Friday 14 July 2023

Wildflowers and Meadows in Eaton Park, Norwich, 13 July 2023


Guest blog by Sarah Scott, Friends of Eaton Park

Walk arranged by Friends of Eaton Park, with Chris Durdin, Thursday 13 July 2023 6pm.

We were lucky again with the weather: a few spits and spots of rain at the start, but clear and dry for the rest of the walk.  Twelve of us set off from the Rotunda and first stop was the wildflower area between the two model railway enclosures.  This area was originally planted with heathers, but they deteriorated some years ago and the Friends of Eaton Park - in collaboration with the City Council - replaced them with an area of seeded wildflowers.  The beds were a riot of colour for our visit, and we identified: Musk Mallow, Betony, Clary, Greater Knapweed, Ladies Bedstraw (an exceptionally tall version), Wild Carrot and Restharrow.  There was also some bright pink Broad-leaved Everlasting Pea, and Chris used one of the flowers to show us the characteristic structure of pea flowers – the upper petal (the standard), two side petals (wings) and two lower petals, fused together (the keel).

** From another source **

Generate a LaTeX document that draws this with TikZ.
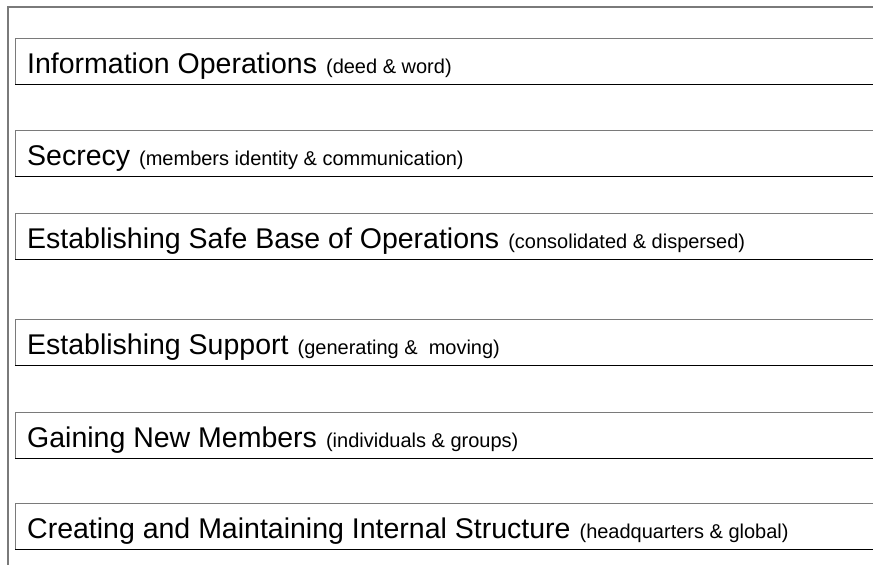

Betony was in both its usual reddish-purple colour and several in this white form.

Broad-leaved everlasting pea.

Restharrow: like several of the flowers in the first area, unusually tall.
Our next stop was inside the large enclosure of the model railway. Before the railway extended into this area of the park, it was the site of a row of clay tennis courts.  In order to lay the railway lines, the courts were broken up and the debris was piled up in mounds. No other preparation, or seed sowing took place, so the meadow growth in this area is entirely natural and utterly different from the previous stop.  We spotted Haresfoot Clover, two kinds of Trefoil (Birdsfoot and Hop), Cranesbills (Dovesfoot) and Yarrow. Bee Orchids are thriving in this part of the park but they are best seen earlier in the year (first weeks of June).

Time was running out at this stage, so we headed straight to the main meadow (on the North Park Avenue side of the park) pausing enroute to look at: Ivy-leaved Toadflax, Procumbent Pearlwort, Knotgrass, Pineapple Mayweed, Plantains (Buckshorn and Ribwort) and Burdock. Most of these were growing out of cracks in the concrete next to the boating lake.  We also spotted a fern (Polypody) growing in the gutter of the old putting green hut!

Common polypody, in the gutter of the old putting green hut.

The North Park meadow is now well established and there was lots to see there: Lesser Knapweed, Yellow Rattle (largely gone to seed with visible – rattly - seed heads), Ladies Bedstraw (the usual, shorter version), Common Ragwort (complete with Red Soldier Beetles, aka Hogweed Bonking Beetle!), Hedge Mustard and grasses (Cocksfoot, Timothy, Yorkshire Fog), White Campion and Catsear.

We discussed the maintenance of the meadow, which is cut just once a year and has clear paths for public access. This year, in September, it will be cut by a party of scythers (in conjunction with Norfolk Wildlife Trust) and – as in previous years – an area will be left overwinter as a ‘refuge’ for insects.

The grasshoppers were very active during our visit but, sadly, we didn’t spot any wasp spiders on this occasion – maybe later in the summer. Despite not finding the spiders we finished up with a fascinating discussion about the ‘stabilimentum’ which is a wide, white, zig-zag strip running down the centre of the web. There are various suggestions as to its purpose – attracting a mate? Attracting prey? Visible at night? But the jury is still out on this one.  The wonders of nature!

Thank you, Chris, for another entertaining and informative ramble.

Sarah Scott

Group members around an area sown with wild flowers.